First, the User Agreement did not delegate to an arbitrator
the question of whether the forum selection clause in the Sweepstakes’ Official
Rules superseded the arbitration clause in the User Agreement. Arbitrability “is
an issue for judicial determination unless the parties clearly and unmistakably
provide otherwise.” Issues of contract formation may not be delegated to an
arbitrator. The relevant delegation clauses gave the arbitrator the ability to
decide disputes related to scope/interpretation of the agreement.
But the “scope” of an arbitration clause “concerns how
widely it applies, not whether it has been superseded by a subsequent
agreement.” Thus, the district court properly decided the issue, and was
correct that the forum selection clause superseded the prior arbitration
agreement.
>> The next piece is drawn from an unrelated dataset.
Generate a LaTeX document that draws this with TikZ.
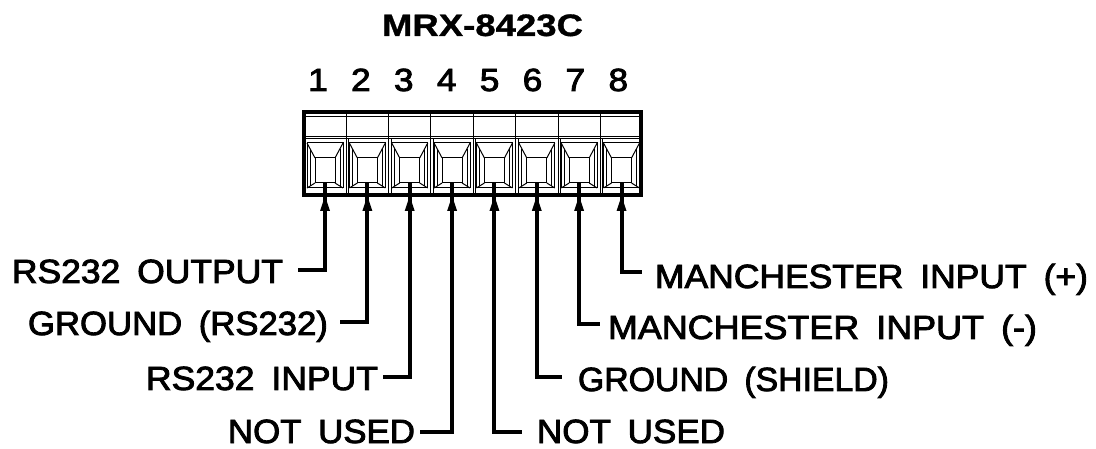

Under California law, “ ‘[t]he general rule is that when parties
enter into a second contract dealing with the same subject matter as their
first contract without stating whether the second contract operates to
discharge or substitute for the first contract, the two contracts must be
interpreted together and the latter contract prevails to the extent they are
inconsistent.’ ” The integration clause of the earlier User Agreement didn’t
preclude a superseding contract from being formed in the future. “By including
the forum selection clause … the Official Rules evince the parties’ intent not
to be governed by the User Agreement’s arbitration clause when addressing
controversies concerning the sweepstakes.” Cases in which there was an
arbitration clause and an arguably inconsistent forum selection clause in the
same contract were inapposite.
Moreover,
as the district court explained,
the Official Rules cannot be reconciled with the User Agreement. The Official
Rules apply to all Sweepstakes entrants, including entrants who are not subject
to the User Agreement because they used an alternative mail-in procedure.
Despite Coinbase’s arguments, the Official Rules make no distinction between
entrants who are Coinbase users subject to the User Agreement’s arbitration
clause and those who are not because they used an alternative mail-in entry
procedure.
Interesting question: can you make free entries subject to
an arbitration agreement too? Or would that come too close to conferring a
benefit on the sweepstakes provider, removing the free alternate means of entry
that prevents the sweepstakes from being an illegal lottery?